Lacritin - Signaling

Signaling

One particularly remarkable feature about lacritin is its cell targeting specificity. Lacritin targets a restricted group of epithelial cells (including human corneal epithelia), and not fibroblastic, glioma or lymphoblastic cells. New studies suggest that the cell surface proteoglycan syndecan-1 is partly responsible. Syndecan-1 binds many growth factors through its heparan sulfate side-chains. It also binds lacritin, but heparan sulfate interferes with lacritin binding. Since syndecans are always decorated with heparan sulfate, this means that heparanase must be available to partially or completely cleave off heparan sulfate, allowing lacritin to bind.

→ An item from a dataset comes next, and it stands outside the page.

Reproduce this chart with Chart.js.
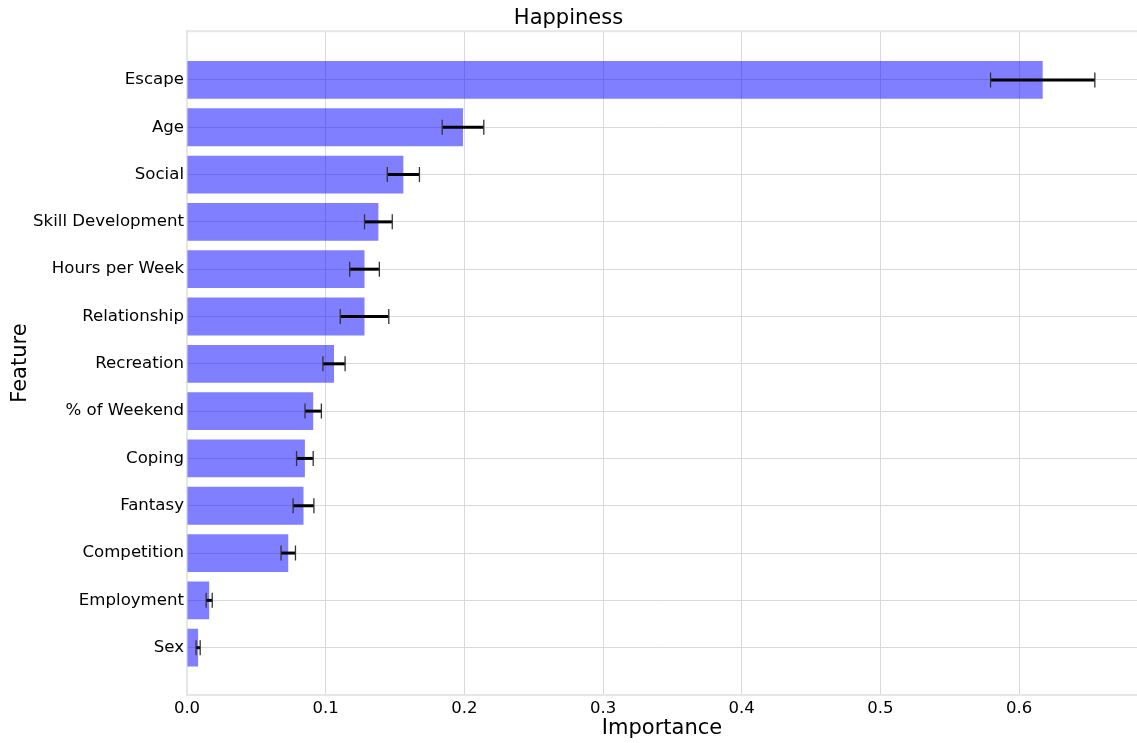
<!DOCTYPE html>
<html>
<head>
<meta charset="utf-8">
<title>Happiness – Feature Importance</title>
<script src="https://cdn.jsdelivr.net/npm/chart.js@4/dist/chart.umd.min.js"></script>
<style>
  html, body { margin: 0; padding: 0; background: #ffffff; overflow: hidden; }
  #wrap { width: 1137px; height: 743px; }
</style>
</head>
<body>
<div id="wrap"><canvas id="chart" width="1137" height="743"></canvas></div>
<script>
// Feature names, top to bottom
const categories = [
  'Escape', 'Age', 'Social', 'Skill Development', 'Hours per Week',
  'Relationship', 'Recreation', '% of Weekend', 'Coping', 'Fantasy',
  'Competition', 'Employment', 'Sex'
];
// Mean importance per feature
const importance = [
  0.617, 0.199, 0.156, 0.138, 0.128,
  0.128, 0.106, 0.091, 0.085, 0.084,
  0.073, 0.016, 0.008
];
// Standard deviation of importance per feature
const errors = [
  0.0376, 0.0150, 0.0116, 0.0100, 0.0107,
  0.0175, 0.0080, 0.0059, 0.0060, 0.0075,
  0.0052, 0.0022, 0.0015
];
// Importance axis tick values
const xTicks = [0.0, 0.1, 0.2, 0.3, 0.4, 0.5, 0.6];

const FONT = "'DejaVu Sans', 'Liberation Sans', sans-serif";
const GRID = '#d9d9d9';
const SPINE = '#e6e6e6';

// Horizontal error bars with caps, drawn on the chart's own scales
const errorBars = {
  id: 'errorBars',
  afterDatasetsDraw(chart) {
    const { ctx, scales: { x, y } } = chart;
    ctx.save();
    importance.forEach((v, i) => {
      const cy = y.getPixelForValue(i);
      const x0 = x.getPixelForValue(v - errors[i]);
      const x1 = x.getPixelForValue(v + errors[i]);
      ctx.strokeStyle = '#000000';
      ctx.lineWidth = 3;
      ctx.beginPath();
      ctx.moveTo(x0, cy);
      ctx.lineTo(x1, cy);
      ctx.stroke();
      ctx.strokeStyle = '#333333';
      ctx.lineWidth = 1.3;
      ctx.beginPath();
      ctx.moveTo(x0, cy - 7.5);
      ctx.lineTo(x0, cy + 7.5);
      ctx.moveTo(x1, cy - 7.5);
      ctx.lineTo(x1, cy + 7.5);
      ctx.stroke();
    });
    ctx.restore();
  }
};

// Top frame line of the plotting area
const topSpine = {
  id: 'topSpine',
  beforeDatasetsDraw(chart) {
    const { ctx, chartArea: a } = chart;
    ctx.save();
    ctx.strokeStyle = SPINE;
    ctx.lineWidth = 2;
    ctx.beginPath();
    ctx.moveTo(a.left, a.top);
    ctx.lineTo(a.right, a.top);
    ctx.stroke();
    ctx.restore();
  }
};

new Chart(document.getElementById('chart'), {
  type: 'bar',
  data: {
    datasets: [{
      data: importance.map((v, i) => ({ x: v, y: i })),
      backgroundColor: 'rgba(0, 0, 255, 0.5)',
      borderWidth: 0,
      categoryPercentage: 1.0,
      barPercentage: 0.8
    }]
  },
  options: {
    indexAxis: 'y',
    responsive: false,
    animation: false,
    devicePixelRatio: 1,
    layout: { padding: 0 },
    plugins: {
      legend: { display: false },
      tooltip: { enabled: false },
      title: {
        display: true,
        text: 'Happiness',
        color: '#000000',
        font: { family: FONT, size: 21, weight: 'normal', lineHeight: 1.2 },
        padding: { top: 6, bottom: 0 }
      }
    },
    scales: {
      x: {
        type: 'linear',
        position: 'bottom',
        min: 0,
        max: 0.685,
        offset: false,
        afterBuildTicks: s => { s.ticks = xTicks.map(v => ({ value: v })); },
        afterFit: s => { s.height = 48; },
        ticks: {
          color: '#000000',
          padding: 4,
          maxRotation: 0,
          font: { family: FONT, size: 16.5 },
          callback: v => Number(v).toFixed(1)
        },
        grid: { color: GRID, lineWidth: 1, drawTicks: false, offset: false },
        border: { color: SPINE, width: 2 },
        title: {
          display: true,
          text: 'Importance',
          color: '#000000',
          font: { family: FONT, size: 21, lineHeight: 1.2 },
          padding: { top: 0, bottom: 2 }
        }
      },
      y: {
        type: 'linear',
        position: 'left',
        reverse: true,
        min: -1.03,
        max: 13.0,
        offset: false,
        afterBuildTicks: s => { s.ticks = categories.map((_, i) => ({ value: i })); },
        afterFit: s => { s.width = 187; },
        ticks: {
          color: '#000000',
          padding: 3,
          font: { family: FONT, size: 16.6 },
          callback: v => categories[v] ?? ''
        },
        grid: { color: GRID, lineWidth: 1, drawTicks: false, offset: false },
        border: { color: SPINE, width: 2 },
        title: {
          display: true,
          text: 'Feature',
          color: '#000000',
          font: { family: FONT, size: 21, lineHeight: 1.2 },
          padding: { top: 8, bottom: 0 }
        }
      }
    }
  },
  plugins: [topSpine, errorBars]
});
</script>
</body>
</html>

Indeed, siRNA studies without and with rescue demonstrated that heparanase regulates lacritin function.

Biotinylated cell surface proteins from a lacritin-responsive cell were incubated with lacritin under conditions of physiological salt. Those that bound lacritin were sequenced by mass spectrometry. Few bound. The most prominent was syndecan-1 (SDC1). In confirmatory pull-down assays, binding was not shared with family members syndecan-2 or syndecan-4, indicating that the protein core (and not the negatively charged heparan sulfate side-chains) was the main site of binding. Further analysis narrowed the site to syndecan-1's N-terminal 51 amino acids. Syndecan-1 is widely expressed on epithelial and other cell types. How is this mechanism cell-specific? The answer appears to be the restricted availability of active epithelial heparanase (HPSE) that serves as an 'off-on' switch for lacritin binding. This novel mechanism appears at first glance to be poor for ocular health, since heparanase release from invading lymphocytes in the corneal stroma is inflammatory. Yet heparanase is a normal secretory product of the corneal epithelium. Likely it is largely latent and activation may be local.

Lacritin mitogenic signaling follows two pathways:

  • i or Gαo → PKCα/PLCγ2 → Ca2+ → calcineurin → NFATC1
  • i or Gαo → PKCα/PLCγ2/PLD1 → mTOR

Rapid dephosphorylation of PKCα causes it to transiently move from the cytoplasm to the area of the Golgi apparatus and peripheral nucleus. Here, it forms a complex with PKCα and PLCγ2 from which downstream mTOR and NFAT signaling is initiated.

The upstream Gαi or Gαo signaling suggests the involvement of a G-protein-coupled receptor (GPCR). A candidate GPCR is under study. Syndecan-1 likely serves as a co-receptor. Binding lacritin may improve its GPCR affinity.